The result was a creative laboratory. Napier’s design, journalism and film departments, staffed by crusty old practitioners rather than youthful academic theoreticians, actually taught students how to do things… and well. I was very much involved in the development of Napier’s new business studies degree. Again, the Dunning ethos dominated: every student had to spend a year out in industry. In essence, Dunning’s Napier found a way of combining practice with cultural vision. Today’s degree factories have standardised the practice and eliminated the culture.
Dunning retired in 1981. Napier evolved and grew, in line with the general expansion of higher education in the UK – changing its name en route from College to Polytechnic (which I still prefer) to University. This evolution, though inevitable, was a mixed blessing. For a period during the 1990s, Napier lost its way. A new generation of lecturers wanted Napier to be a “real” university, focused more on research. Dunning’s ideal of genuine polytechnical education taught by true practitioners started to get lost.

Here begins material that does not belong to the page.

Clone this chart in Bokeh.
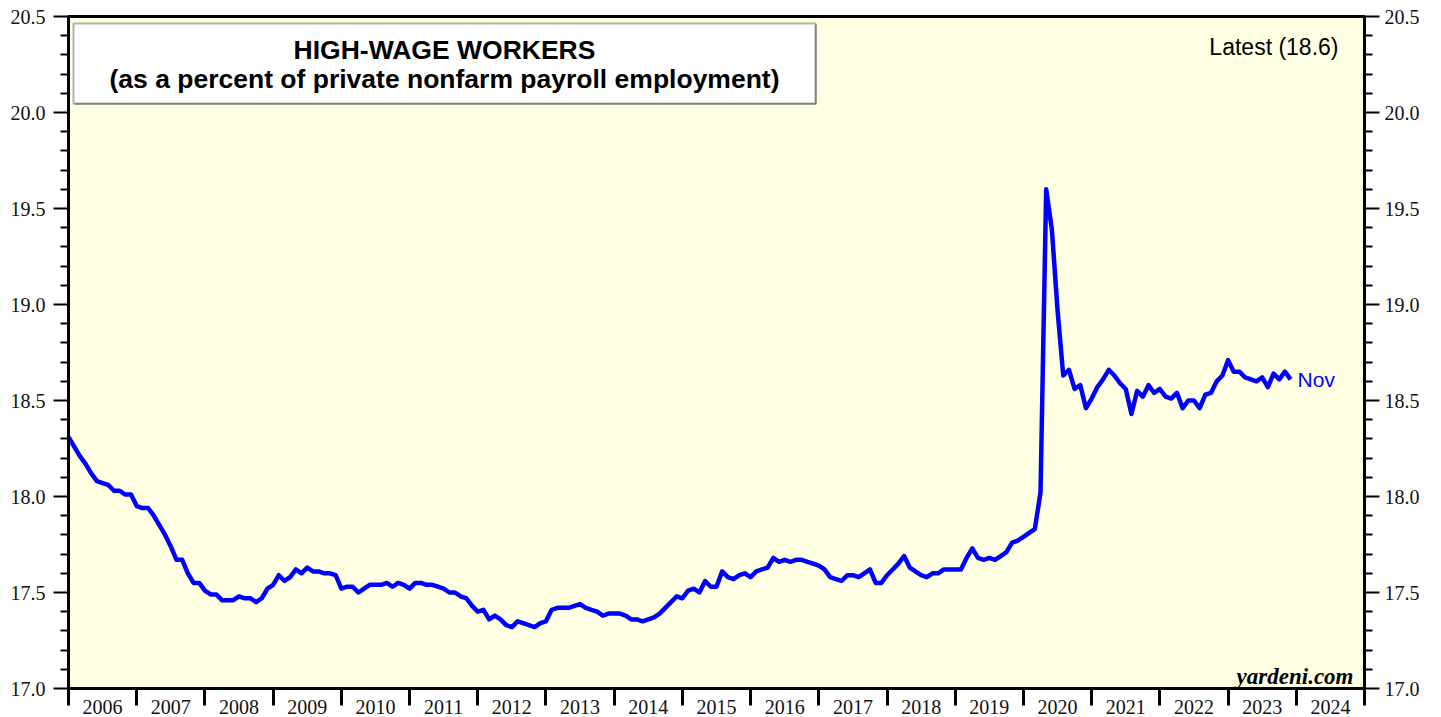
from bokeh.plotting import figure
from bokeh.models import (Range1d, FixedTicker, LinearAxis, Label, BoxAnnotation,
                          ColumnDataSource, NumeralTickFormatter)
from bokeh.embed import file_html
from bokeh.resources import INLINE

# ---- data -------------------------------------------------------------
# monthly, first value = Dec 2005, last value = Nov 2023
first_year, first_month = 2005, 12
high_wage_share = [
    18.31,
    # 2006
    18.26, 18.21, 18.17, 18.12, 18.08, 18.07, 18.06, 18.03, 18.03, 18.01, 18.01, 17.95,
    # 2007
    17.94, 17.94, 17.90, 17.85, 17.80, 17.74, 17.67, 17.67, 17.60, 17.55, 17.55, 17.51,
    # 2008
    17.49, 17.49, 17.46, 17.46, 17.46, 17.48, 17.47, 17.47, 17.45, 17.47, 17.52, 17.54,
    # 2009
    17.59, 17.56, 17.58, 17.62, 17.60, 17.63, 17.61, 17.61, 17.60, 17.60, 17.59, 17.52,
    # 2010
    17.53, 17.53, 17.50, 17.52, 17.54, 17.54, 17.54, 17.55, 17.53, 17.55, 17.54, 17.52,
    # 2011
    17.55, 17.55, 17.54, 17.54, 17.53, 17.52, 17.50, 17.50, 17.48, 17.47, 17.43, 17.40,
    # 2012
    17.41, 17.36, 17.38, 17.36, 17.33, 17.32, 17.35, 17.34, 17.33, 17.32, 17.34, 17.35,
    # 2013
    17.41, 17.42, 17.42, 17.42, 17.43, 17.44, 17.42, 17.41, 17.40, 17.38, 17.39, 17.39,
    # 2014
    17.39, 17.38, 17.36, 17.36, 17.35, 17.36, 17.37, 17.39, 17.42, 17.45, 17.48, 17.47,
    # 2015
    17.51, 17.52, 17.50, 17.56, 17.53, 17.53, 17.61, 17.58, 17.57, 17.59, 17.60, 17.58,
    # 2016
    17.61, 17.62, 17.63, 17.68, 17.66, 17.67, 17.66, 17.67, 17.67, 17.66, 17.65, 17.64,
    # 2017
    17.62, 17.58, 17.57, 17.56, 17.59, 17.59, 17.58, 17.60, 17.62, 17.55, 17.55, 17.59,
    # 2018
    17.62, 17.65, 17.69, 17.63, 17.61, 17.59, 17.58, 17.60, 17.60, 17.62, 17.62, 17.62,
    # 2019
    17.62, 17.68, 17.73, 17.68, 17.67, 17.68, 17.67, 17.69, 17.71, 17.76, 17.77, 17.79,
    # 2020
    17.81, 17.83, 18.02, 19.60, 19.39, 18.97, 18.63, 18.66, 18.56, 18.58, 18.46, 18.51,
    # 2021
    18.57, 18.61, 18.66, 18.63, 18.59, 18.56, 18.43, 18.55, 18.52, 18.58, 18.54, 18.56,
    # 2022
    18.52, 18.51, 18.54, 18.46, 18.50, 18.50, 18.46, 18.53, 18.54, 18.60, 18.63, 18.71,
    # 2023
    18.65, 18.65, 18.62, 18.61, 18.60, 18.62, 18.57, 18.64, 18.61, 18.65, 18.61,
]
year_labels = [str(y) for y in range(2006, 2025)]
y_major = [17.0, 17.5, 18.0, 18.5, 19.0, 19.5, 20.0, 20.5]
title_lines = ["HIGH-WAGE WORKERS", "(as a percent of private nonfarm payroll employment)"]
latest_text = "Latest (18.6)"
last_month_label = "Nov"
source_text = "yardeni.com"

# ---- derived x positions (plotted at end of each month) ----------------
xs = [first_year + (first_month + i) / 12.0 for i in range(len(high_wage_share))]
src = ColumnDataSource(dict(x=xs, y=high_wage_share))

X0, X1, Y0, Y1 = 2006, 2025, 17.0, 20.5
FRAME_W, FRAME_H = 1296, 672
PXX = FRAME_W / (X1 - X0)   # px per year
PXY = FRAME_H / (Y1 - Y0)   # px per unit

def dx(px):
    return X0 + px / PXX

def dy(px):
    return Y1 - px / PXY

p = figure(width=1430, height=716,
           x_range=Range1d(X0, X1), y_range=Range1d(Y0, Y1),
           output_backend="svg", toolbar_location=None,
           min_border_left=68, min_border_right=66,
           min_border_top=16, min_border_bottom=28)

p.background_fill_color = "#FFFFE4"
p.border_fill_color = "white"
p.outline_line_color = "black"
p.outline_line_width = 3
p.xgrid.visible = False
p.ygrid.visible = False

serif = "Liberation Serif"
sans = "Liberation Sans"

# bottom axis: year boundaries as (minor) ticks, labels at mid-year
xax = p.xaxis[0]
centers = [y + 0.5 for y in range(2006, 2025)]
xax.ticker = FixedTicker(ticks=centers, minor_ticks=list(range(2006, 2026)))
xax.major_label_overrides = {c: lab for c, lab in zip(centers, year_labels)}
xax.major_tick_out = 0
xax.major_tick_in = 0
xax.minor_tick_out = 17
xax.minor_tick_in = 0
xax.minor_tick_line_width = 3
xax.minor_tick_line_color = "black"
xax.axis_line_width = 3
xax.major_label_standoff = -6
xax.major_label_text_font = serif
xax.major_label_text_font_size = "20px"
xax.major_label_text_color = "#111111"

minor_y = [round(17.0 + 0.1 * k, 1) for k in range(36)]
minor_y = [v for v in minor_y if v not in y_major]

def style_y(ax, standoff):
    ax.ticker = FixedTicker(ticks=y_major, minor_ticks=minor_y)
    ax.formatter = NumeralTickFormatter(format="0.0")
    ax.major_tick_out = 15
    ax.major_tick_in = 0
    ax.minor_tick_out = 8
    ax.minor_tick_in = 0
    ax.major_tick_line_width = 2
    ax.minor_tick_line_width = 2
    ax.axis_line_width = 3
    ax.major_label_standoff = standoff
    ax.major_label_text_font = serif
    ax.major_label_text_font_size = "20px"
    ax.major_label_text_color = "#111111"

yl = p.yaxis[0]
style_y(yl, 8)
yr = LinearAxis()
style_y(yr, 5)
p.add_layout(yr, "right")

# title box with thin shadow
p.add_layout(BoxAnnotation(left=dx(6), right=dx(748), top=dy(8), bottom=dy(88),
                           fill_color="#777777", fill_alpha=1.0, line_color=None))
p.add_layout(BoxAnnotation(left=dx(5), right=dx(747), top=dy(7), bottom=dy(87),
                           fill_color="white", fill_alpha=1.0,
                           line_color="black", line_width=2))
cx = dx(376)
p.add_layout(Label(x=cx, y=dy(33), text=title_lines[0], text_align="center",
                   text_baseline="middle", text_font=sans, text_font_style="bold",
                   text_font_size="26.5px", text_color="black"))
p.add_layout(Label(x=cx, y=dy(62), text=title_lines[1], text_align="center",
                   text_baseline="middle", text_font=sans, text_font_style="bold",
                   text_font_size="26.5px", text_color="black"))

p.add_layout(Label(x=dx(1270), y=dy(30), text=latest_text, text_align="right",
                   text_baseline="middle", text_font=sans,
                   text_font_size="23px", text_color="black"))

p.line("x", "y", source=src, line_color="#0000FF", line_width=4.5, line_join="round")

p.add_layout(Label(x=xs[-1] + 7 / PXX, y=high_wage_share[-1], text=last_month_label,
                   text_align="left", text_baseline="middle", text_font=sans,
                   text_font_size="21px", text_color="#0000FF"))

p.add_layout(Label(x=dx(1285), y=Y0 + 12 / PXY, text=source_text, text_align="right",
                   text_baseline="alphabetic", text_font=serif,
                   text_font_style="bold italic", text_font_size="23px",
                   text_color="black"))

open("out.html", "w").write(file_html(p, INLINE))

I’m not one of those who regrets the emergence of mass university education. What worries me is that despite this expansion in student numbers, Britain has become an infinitely less socially mobile society since Dunning retired. Today’s universities – split between the elitist Oxbridge-Russell group and giant vocational assembly lines – reinforce class divisions rather than challenge them. Our present set-up is one cause of the lack of social mobility. You won’t cure this by sending more working-class kids into the system to be processed.
Dunning’s Napier was diverse. Partly this was because Napier also taught vocational HNC and HND courses, meaning working-class students could easily transfer into degree courses. Napier students – be they engineers or secretaries – were taught to be critical of society and tended to reject conventional hierarchies.
We need mass vocational education. But the mess professional bankers created proves that vocationalism is not enough. Joe Dunning understood that.